In counterbalance? AIDS, syphilis, gonorrhea. But these will vanish by 2099.
Human beings will NOT, repeat NOT, be cloned in the new millennium. We already have been: twins. Who wants more?
All major American cities will be reconceived, rebuilt. We know how and will do.
State capitals could well relocate on Iroquois, Havasupai, and Algonquin casino reservations.
An Indian or Native American, your choice, will be president of the United States. Vice president will be a person of color whose ancestors stoked the Mississippi steamboats.
At long last, education will be arm-wrestled free of the Washington spoilers and pass into the creative hands of not yokels but locals.

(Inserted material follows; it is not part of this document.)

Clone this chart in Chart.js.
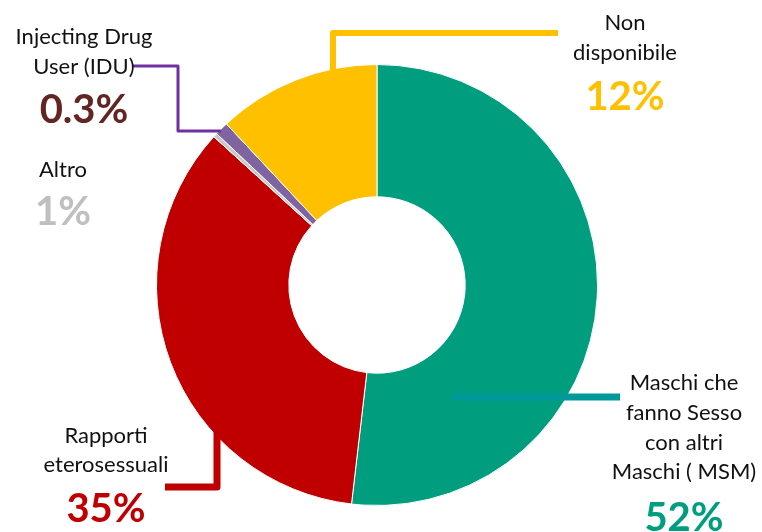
<!DOCTYPE html>
<html>
<head>
<meta charset="utf-8">
<script src="https://cdn.jsdelivr.net/npm/chart.js@4"></script>
<style>
  html, body { margin: 0; padding: 0; background: #fff; }
  #wrap { width: 762px; height: 532px; position: relative; }
</style>
</head>
<body>
<div id="wrap"><canvas id="myChart" width="762" height="532"></canvas></div>
<script>
// Categories, clockwise from 12 o'clock
var categories = ['Maschi che fanno Sesso con altri Maschi ( MSM)', 'Rapporti eterosessuali', 'Altro', 'Injecting Drug User (IDU)', 'Non disponibile'];

// Slice sizes as they appear in the picture
var values = [52, 35, 0.3, 1, 12];

// Percent labels printed next to each slice
var pctLabels = ['52%', '35%', '1%', '0.3%', '12%'];

var sliceColors = ['#009E7F', '#C00000', '#C9C9C9', '#8064A2', '#FFC000'];

// label text blocks: lines, centre x, line y's, percent y, percent colour
var labelBlocks = [
  { lines: ['Maschi che', 'fanno Sesso', 'con altri', 'Maschi ( MSM)'], x: 684, ys: [383, 413, 443, 472], py: 518, color: '#009E80' },
  { lines: ['Rapporti', 'eterosessuali'], x: 106, ys: [436, 465], py: 509, color: '#C00000' },
  { lines: ['Altro'], x: 63, ys: [170], py: 212, color: '#BFBFBF' },
  { lines: ['Injecting Drug', 'User (IDU)'], x: 84, ys: [37, 67], py: 110, color: '#632523' },
  { lines: ['Non', 'disponibile'], x: 625, ys: [23, 53], py: 97, color: '#FFC000' }
];

// leader lines (annotation paths)
var leaders = [
  { pts: [[452, 397], [620, 397]], color: '#009999', w: 7 },
  { pts: [[165, 487], [217, 487], [217, 432]], color: '#C00000', w: 7 },
  { pts: [[133, 66], [178, 66], [178, 131], [221, 131]], color: '#7030A0', w: 3 },
  { pts: [[558, 33], [333, 33], [333, 70]], color: '#FFC000', w: 6 }
];

var labelPlugin = {
  id: 'labels',
  afterDatasetsDraw: function (chart) {
    var ctx = chart.ctx;
    ctx.save();
    leaders.forEach(function (l) {
      ctx.beginPath();
      ctx.strokeStyle = l.color;
      ctx.lineWidth = l.w;
      ctx.lineJoin = 'round';
      ctx.moveTo(l.pts[0][0], l.pts[0][1]);
      for (var i = 1; i < l.pts.length; i++) ctx.lineTo(l.pts[i][0], l.pts[i][1]);
      ctx.stroke();
    });
    ctx.textAlign = 'center';
    ctx.textBaseline = 'middle';
    labelBlocks.forEach(function (b, i) {
      ctx.fillStyle = '#111';
      ctx.font = '22px Lato';
      b.lines.forEach(function (t, j) {
        ctx.fillText(t, b.x, b.ys[j]);
      });
      ctx.fillStyle = b.color;
      ctx.font = 'bold 40px Lato';
      ctx.fillText(pctLabels[i], b.x, b.py);
    });
    ctx.restore();
  }
};

var ctx = document.getElementById('myChart');
var myChart = new Chart(ctx, {
  type: 'doughnut',
  data: {
    labels: categories,
    datasets: [
      {
        data: values,
        backgroundColor: sliceColors,
        borderColor: '#ffffff',
        borderWidth: 1
      }
    ]
  },
  options: {
    responsive: false,
    animation: false,
    cutout: '40%',
    layout: { padding: { top: 64, bottom: 26, left: 156, right: 164 } },
    plugins: {
      legend: { display: false },
      tooltip: { enabled: false }
    }
  },
  plugins: [labelPlugin]
});
</script>
</body>
</html>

As any half-bright student, mom, or “teach” knows, education is a hand-to-hand, in-your-face dialogue. Distant Washington elves and fairy horns do not drift downwind to waft over your typical schoolhouse; they are lost in static paper-snow blizzards. Education should not descend from the top but arise from the bottom. Its escalation will be given lift
by inspired teachers, alert parents, and students who wander into classrooms bearing unfamiliar books, destined to be read at Canaveral, Moonbase, and New Chicago Mars. Quoting Admiral Byrd on his way to the South Pole: “Jules Verne leads me.” H. G. Wells will sound-bite from computer harps that sing truths if you run a mouse over them. Arthur C. Clarke, Heinlein, Asimov, and others, born in space never to return, will teach nonreaders how and why to read. Their premise: Live forever. The suddenly-sit-upright student response: Yeah!
On a lesser level, consider that newborn vaudevillian: the videocassette. It will seize and dominate all future political campaigns. Realizing that the hourly bombardment of opinion is beyond funding, the various parties, right and left, will Mardi Gras a downslide of cassettes, light and dark, to flood our eyes and ears and tempt our blind paws to vote. The superb truth in dispersing videocassettes is that you trade your untruths with your neighbor and watch his window to see if it’s played, then borrow his spin to cook your TV set and twitch your surfing finger. Thus, soon the donkey and elephant will clash midfield and sumo-wrestle across a minefield of sweaty miscalculations. These trumpet-and-bray tapes, distributed, will be el cheapo compared to cable or main-line time charges. Best of all, the outraged truths of vapid politicos can be saved for generations and rerun late nights to remind the sainted left and right that they are walking wounded. Hurling their crutches aside, they will try to protest their lies as living wits and be vote-tossed out the side exits.
And in the midst of this, with a confederation of astronautical nations and the unlimited Universe above, the Greatest War will occur. The Third World War, actually, a war against Space, Time, and Eternity, a war of creation rather than destruction, at the end of which some few will have suffered, others died, but most prevailed to inhabit the air and populate alien worlds.